In the blurb Turlington Grace was described as enigmatic and to all intents and purposes he was that. He was confrontational yet kept things hidden and seemed to have a connection with Florence for reasons apart from a hint of romance ’Like him, I was set outside the mould not only here but in Cornwall too I had been different’. They appear to be kindred spirits for reasons that became apparent later on but on the other hand I felt Turlington was extremely selfish. He was the one who could have been there for Florence when she needed someone but through circumstances of his own creation he dips in and out of the Grace home in London. As he made brief appearances powerful although they may have been I felt he flitted in and out of the story too much and therefore the reader barely got to know him and understand his way of thinking. We could see how Florence felt about everything but I was never fully convinced of his intentions.
Often the second book following a hugely successful debut can prove to be difficult to write considering the pressure heaped upon the author. It can also mean the reader is left waiting endlessly for the book to be released. Well on both counts Tracy Rees hasn’t fallen foul of these statements, Florence Grace is just as good as Amy Snow even if my only slight issue was that it fell a little bit flat in the middle before picking up the pace and plot to provide an ending that leaves one full of hope and happiness. I loved how the conclusion didn’t go with convention and that everything didn’t follow the path one might have expected. There were twists and turns that kept my interest which was needed after elements of the middle section became slightly repetitive. Some may think did Tracy Rees rush to get this second book out to capitalise on the success of book one? I don’t think this is the case, Tracy clearly has a deep love for writing and just wants to share her characters and stories with as many people as possible.

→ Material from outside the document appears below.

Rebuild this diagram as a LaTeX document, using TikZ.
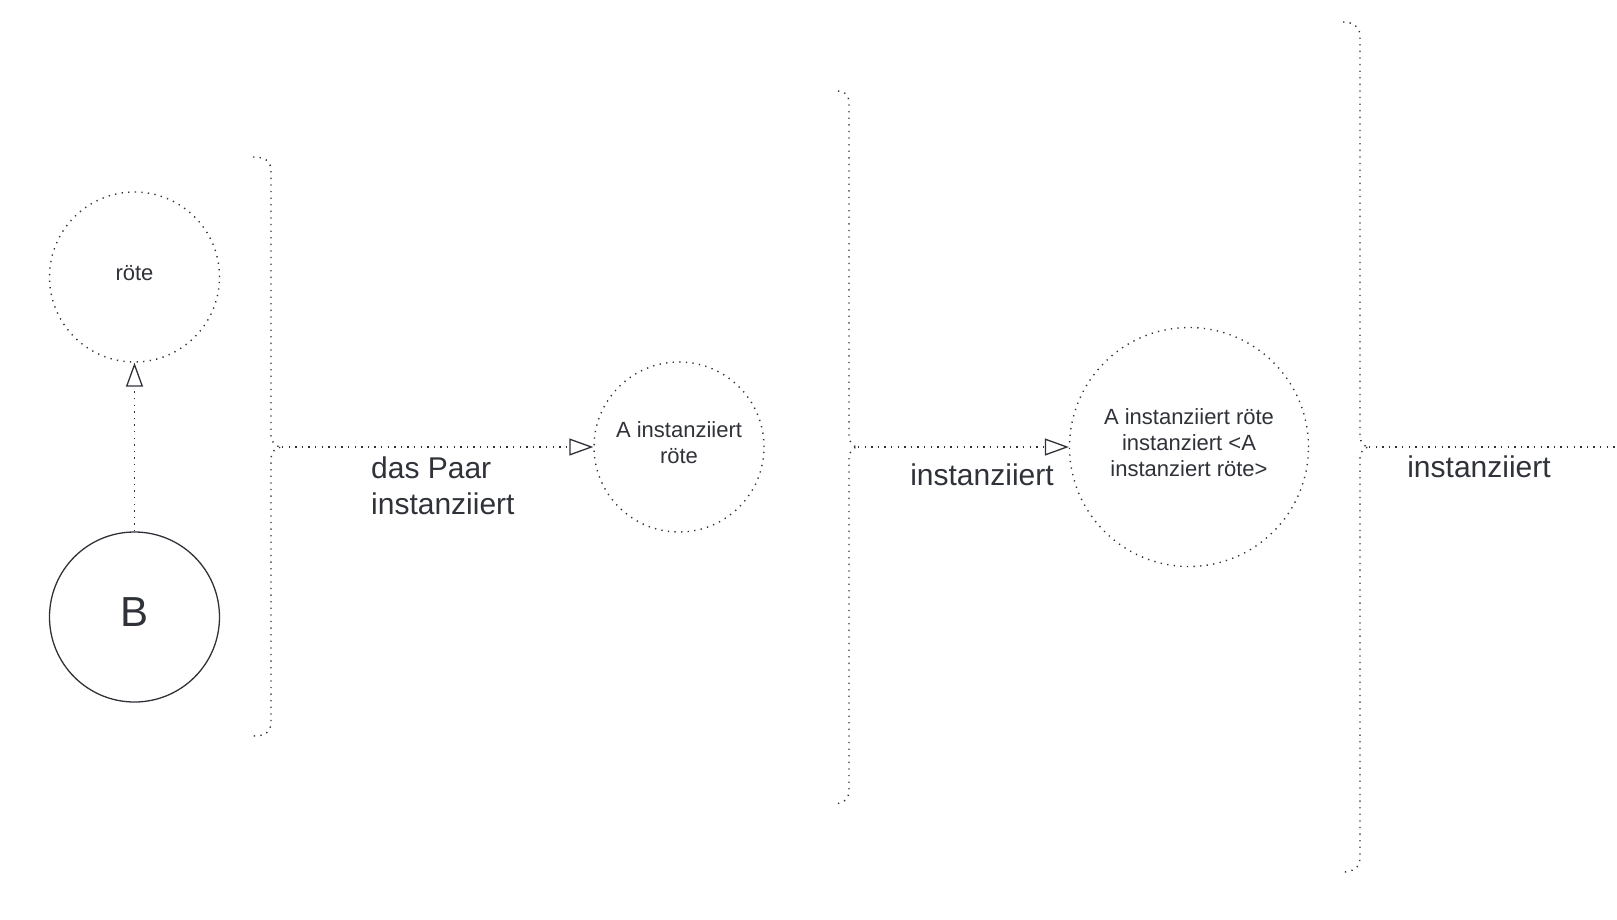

Florence Grace makes you feel like you have travelled back in time and that you believe Florence really could have existed all those years ago. The story of her transition and growth is compelling and intriguing and she is a character that has you rooting for a positive outcome. Florence Grace is definitely recommended for lovers of historical fiction like myself but also through Quercus’ Summer Reading Challenge I’m sure Tracy Rees will find plenty of new readers who will be equally enthralled as I was.
Many thanks to Quercus books for my copy of Florence Grace via NetGalley which is also the second book I’m reviewing for #QuercusSummer and to Sharon for having my review on the blog.